Too much info? Not finding enough?

  • Narrower or broader your search. 
  • How? Keywords will vary your results.
  • Use Help -- Each search tool has a Help file which will show you how to get the best results.

Boolean Searching

We use the words AND, OR, and NOT everyday in conversation without even thinking about them. But when we use these common words in a search engine (like Google), the library catalog, or a database they become powerful search tools.

Operator Examples Results
AND business AND ethics
cooking AND Spain
Retrieves records that contain     
ALL of the search terms.
OR hotels OR motels
www OR world wide web
theater OR theatre
Retrieves records that contain
ANY of the search terms, but
does not necessarily include
all of them
NOT java NOT coffee
Clinton NOT (William OR Bill)
Excludes records containing
the second search term.



Remember to evaluate websites for reliability and accuracy before you use them in your research assignments.
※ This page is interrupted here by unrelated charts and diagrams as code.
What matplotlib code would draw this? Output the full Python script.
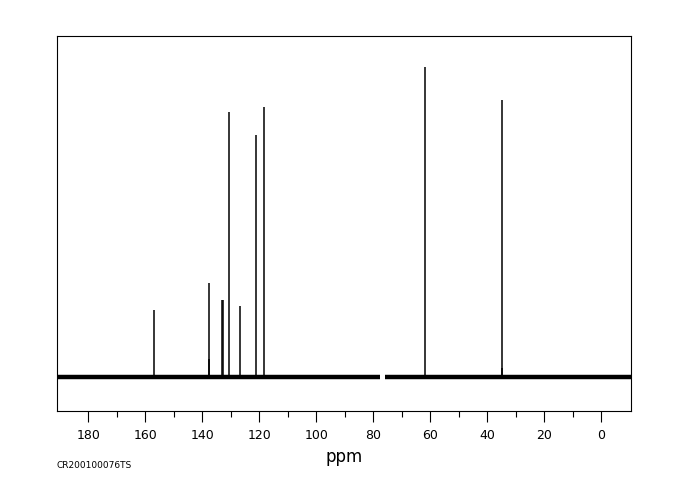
import matplotlib
matplotlib.use("Agg")
import matplotlib.pyplot as plt
from matplotlib.ticker import MultipleLocator

# peak positions (ppm) and heights (arbitrary units)
peak_ppm = [156.9, 137.8, 137.6, 133.0, 132.6, 130.5, 126.6, 121.0, 118.5, 61.8, 34.9, 34.7]
peak_height = [67, 94, 18, 77, 77, 265, 71, 242, 270, 310, 277, 9]

# baseline pieces (solvent region cut out)
baseline_left = [191.0, 77.7]
baseline_right = [75.9, -10.5]

major_ticks = [180, 160, 140, 120, 100, 80, 60, 40, 20, 0]
minor_ticks = [170, 150, 130, 110, 90, 70, 50, 30, 10]

fig = plt.figure(figsize=(6.8, 5.0), dpi=100)
ax = fig.add_axes([57 / 680, 89 / 500, 574 / 680, 375 / 500])

ax.vlines(peak_ppm, 0, peak_height, colors="black", linewidth=1.1)
# noisy baseline drawn as a thick band
ax.plot(baseline_left, [0, 0], color="black", linewidth=3.2, solid_capstyle="butt")
ax.plot(baseline_right, [0, 0], color="black", linewidth=3.2, solid_capstyle="butt")

ax.set_xlim(191.0, -10.5)
ax.set_ylim(-34, 341)

ax.set_xticks(major_ticks)
ax.set_xticks(minor_ticks, minor=True)
ax.tick_params(axis="x", which="major", direction="out", length=8, width=0.8,
               pad=5, labelsize=9)
ax.tick_params(axis="x", which="minor", direction="out", length=4, width=0.8)
ax.set_yticks([])
for s in ax.spines.values():
    s.set_linewidth(0.8)

ax.set_xlabel("ppm", fontsize=12, labelpad=4)
fig.text(57 / 680, 30 / 500, "CR200100076TS", fontsize=6.5, ha="left", va="bottom")

fig.savefig("out.png", dpi=100)
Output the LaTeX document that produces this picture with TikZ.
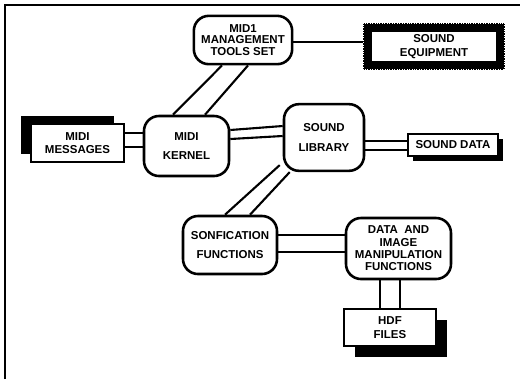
\documentclass[tikz,border=0pt]{standalone}
\usepackage{fontspec}
\setmainfont{Liberation Sans}
\usetikzlibrary{shadows}

\begin{document}
\begin{tikzpicture}[x=0.03cm,y=-0.03cm,
    every node/.style={font=\bfseries\fontsize{9.8}{11.5}\selectfont,
                       align=center,inner sep=0pt},
    module/.style={draw,line width=2.2pt,rounded corners=0.45cm,fill=white},
    store/.style={draw,line width=1.8pt,fill=white},
    link/.style={line width=1.8pt}]
  \useasboundingbox (0,0) rectangle (520,379);
  \draw[line width=1.8pt] (5,379) -- (5,5) -- (520,5);
  % processing modules
  \node[module,minimum width=2.95cm,minimum height=1.45cm] (mgmt) at (243,40)
    {MID1\\[-2pt]MANAGEMENT\\[-2pt]TOOLS SET};
  \node[module,minimum width=2.55cm,minimum height=1.8cm] (kernel) at (186.5,146)
    {MIDI\\[4pt]KERNEL};
  \node[module,minimum width=2.4cm,minimum height=2.0cm] (lib) at (324,137.5)
    {SOUND\\[5pt]LIBRARY};
  \node[module,minimum width=2.82cm,minimum height=1.74cm] (sonif) at (230,245)
    {SONFICATION\\[4pt]FUNCTIONS};
  \node[module,minimum width=3.15cm,minimum height=1.83cm] (dataimg) at (398.5,248.5)
    {DATA\ \ AND\\[-1pt]IMAGE\\[-1pt]MANIPULATION\\[-1pt]FUNCTIONS};
  % data stores
  \node[store,minimum width=2.8cm,minimum height=1.15cm,
        drop shadow={shadow xshift=-0.3cm,shadow yshift=0.24cm,
                     fill=black,opacity=1}] (msg) at (77.5,143)
    {MIDI\\MESSAGES};
  \node[store,minimum width=2.7cm,minimum height=0.68cm,
        drop shadow={shadow xshift=0.15cm,shadow yshift=-0.15cm,
                     fill=black,opacity=1}] (snddata) at (453,145)
    {SOUND DATA};
  \node[store,minimum width=2.78cm,minimum height=1.12cm,
        drop shadow={shadow xshift=0.33cm,shadow yshift=-0.33cm,
                     fill=black,opacity=1}] (hdf) at (390,327.5)
    {HDF\\FILES};
  \node[draw,line width=0.27cm,fill=white,minimum width=4.0cm,
        minimum height=1.15cm] (equip) at (434,46.5)
    {SOUND\\EQUIPMENT};
  \draw[white,line width=1.4pt,dash pattern=on 0.8pt off 1.3pt]
    (equip.south west) rectangle (equip.north east);
  % connectors
  \draw[link] ([shift={(0,2)}]mgmt.east) -- ([shift={(0,-4.5)}]equip.west);
  \draw[link] ([shift={(-21,0)}]mgmt.south) -- ([shift={(-13.5,0)}]kernel.north);
  \draw[link] ([shift={(5,0)}]mgmt.south) -- ([shift={(18.5,0)}]kernel.north);
  \draw[link] ([shift={(0,-10)}]msg.east) -- ([shift={(0,-13)}]kernel.west);
  \draw[link] ([shift={(0,4)}]msg.east) -- ([shift={(0,1)}]kernel.west);
  \draw[link] ([shift={(0,-16)}]kernel.east) -- ([shift={(0,-11.5)}]lib.west);
  \draw[link] ([shift={(0,-7)}]kernel.east) -- ([shift={(0,-1.5)}]lib.west);
  \draw[link] ([shift={(0,3.5)}]lib.east) -- ([shift={(0,-4)}]snddata.west);
  \draw[link] ([shift={(0,12.5)}]lib.east) -- ([shift={(0,5)}]snddata.west);
  \draw[link] ([shift={(-3,-7)}]lib.south west) -- ([shift={(-5,0)}]sonif.north);
  \draw[link] ([shift={(7,0)}]lib.south west) -- ([shift={(20,0)}]sonif.north);
  \draw[link] ([shift={(0,-10)}]sonif.east) -- ([shift={(0,-13.5)}]dataimg.west);
  \draw[link] ([shift={(0,7)}]sonif.east) -- ([shift={(0,3.5)}]dataimg.west);
  \draw[link] ([shift={(-18.5,0)}]dataimg.south) -- ([shift={(-10,0)}]hdf.north);
  \draw[link] ([shift={(1.5,0)}]dataimg.south) -- ([shift={(10,0)}]hdf.north);
\end{tikzpicture}
\end{document}
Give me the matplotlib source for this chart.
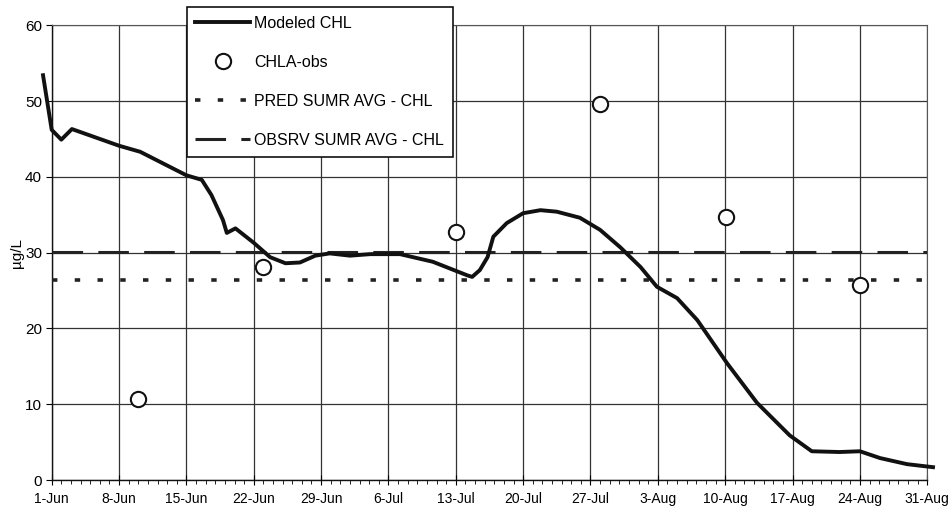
import matplotlib
matplotlib.use("Agg")
import matplotlib.pyplot as plt
import numpy as np

plt.rcParams['font.family'] = ['Liberation Sans', 'DejaVu Sans']

# days counted from 1-Jun (day 0)
model_day = [-0.9, 0, 1.0, 2.1, 7.0, 9.2, 14.0, 15.6, 16.6, 17.8, 18.2, 19.1, 21.0,
             22.7, 24.3, 25.8, 27.4, 28.9, 31.0, 33.1, 36.2, 39.6, 43.2, 43.7, 44.5,
             45.3, 45.9, 47.3, 49.0, 50.8, 52.5, 54.9, 57.0, 59.1, 61.2, 62.9, 65.0,
             67.1, 70.2, 73.3, 76.7, 79.0, 81.9, 84.0, 86.1, 88.9, 91.6]
model_chl = [53.4, 46.2, 44.9, 46.3, 44.1, 43.3, 40.2, 39.6, 37.6, 34.3, 32.6, 33.2, 31.3,
             29.4, 28.6, 28.7, 29.6, 29.9, 29.6, 29.8, 29.8, 28.8, 27.0, 26.8, 27.7,
             29.4, 32.1, 33.9, 35.2, 35.6, 35.4, 34.6, 33.0, 30.7, 28.1, 25.5, 24.0,
             21.1, 15.4, 10.2, 5.9, 3.8, 3.7, 3.8, 2.9, 2.1, 1.7]

obs_day = [9.0, 22.0, 42.0, 57.0, 70.1, 84.0]
obs_chl = [10.7, 28.1, 32.7, 49.6, 34.7, 25.7]

pred_avg = 26.4
obsrv_avg = 30.1

tick_days = [0, 7, 14, 21, 28, 35, 42, 49, 56, 63, 70, 77, 84, 91]
tick_labels = ['1-Jun', '8-Jun', '15-Jun', '22-Jun', '29-Jun', '6-Jul', '13-Jul',
               '20-Jul', '27-Jul', '3-Aug', '10-Aug', '17-Aug', '24-Aug', '31-Aug']

fig = plt.figure(figsize=(9.52, 5.14), dpi=100)
ax = fig.add_axes([0.0543, 0.066, 0.9197, 0.885])

ax.set_xlim(0, 91)
ax.set_ylim(0, 60)

ax.grid(True, which='major', color='#333333', linewidth=0.9)
ax.set_axisbelow(True)

ax.plot(model_day, model_chl, '-', color='#111111', linewidth=2.8,
        label='Modeled CHL', clip_on=False, zorder=4)
ax.plot(obs_day, obs_chl, 'o', markersize=11, markerfacecolor='white',
        markeredgecolor='#111111', markeredgewidth=1.5, linestyle='none',
        label='CHLA-obs', zorder=5)
ax.plot([0, 91], [pred_avg, pred_avg], color='#222222', linewidth=2.6,
        dashes=(1.5, 4.8), label='PRED SUMR AVG - CHL', zorder=3)
ax.plot([0, 91], [obsrv_avg, obsrv_avg], color='#222222', linewidth=2.2,
        dashes=(10, 5), label='OBSRV SUMR AVG - CHL', zorder=3)

ax.set_xticks(tick_days)
ax.set_xticklabels(tick_labels, fontsize=10)
ax.set_xticks(np.arange(0, 92, 1), minor=True)
ax.set_yticks(np.arange(0, 61, 10))
ax.tick_params(axis='y', labelsize=11, direction='out', length=4, pad=3)
ax.tick_params(axis='x', which='major', direction='inout', length=7, pad=5)
ax.tick_params(axis='x', which='minor', direction='out', length=3)

ax.set_ylabel('µg/L', fontsize=11)
ax.yaxis.set_label_coords(-0.032, 0.5)

for side in ['top', 'right']:
    ax.spines[side].set_color('#555555')
    ax.spines[side].set_linewidth(0.8)
for side in ['left', 'bottom']:
    ax.spines[side].set_color('#111111')
    ax.spines[side].set_linewidth(1.0)

leg = fig.legend(loc='upper left', bbox_to_anchor=(0.196, 0.986), fontsize=11.5,
                 frameon=True, fancybox=False, edgecolor='#111111', framealpha=1,
                 handlelength=3.4, labelspacing=1.5, borderpad=0.55, handletextpad=0.3,
                 borderaxespad=0)
leg.get_frame().set_linewidth(1.2)

fig.savefig('out.png', dpi=100)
What operator should I use?

You have to experiment with different search strategies when you are doing research. Sorry, there's just no way around it. Boolean Operators can help you save time because they can improve your search results, but it's important to know when and why to use each one.

For example, let's use the research question "Do soft drinks contribute to childhood obesity?" Most databases give you the option to select Boolean Operators right on the search screen, so all you have to do is select the operator you want from a drop down box between search lines.

Here's some advice:

Use AND when your research topic has more than one key term/idea that must be present in all of your search results. In this example, the key points are "soft drinks" and "childhood obesity." Searching with AND gives you fewer results because you're telling the database that you will only accept results that include both of your search terms.


Use OR when your research topic has synonyms which different authors may use interchangeably, for example "soft drinks" and "soda." This way, you won't miss out on potentially important search results because a paper or book was written with different wording than you are searching under. Searching with OR gives you more results, because you are telling the database that you're willing to accept any result that includes at least one of your search terms.

Use NOT when your research topic is often closely associated with another concept you do not want information about, for example if you are researching soft drinks and childhood obesity, but do not want information about vending machines in schools. Searching with NOT gives you fewer results because you're telling the database that you will only accept results that include one of your search terms by itself.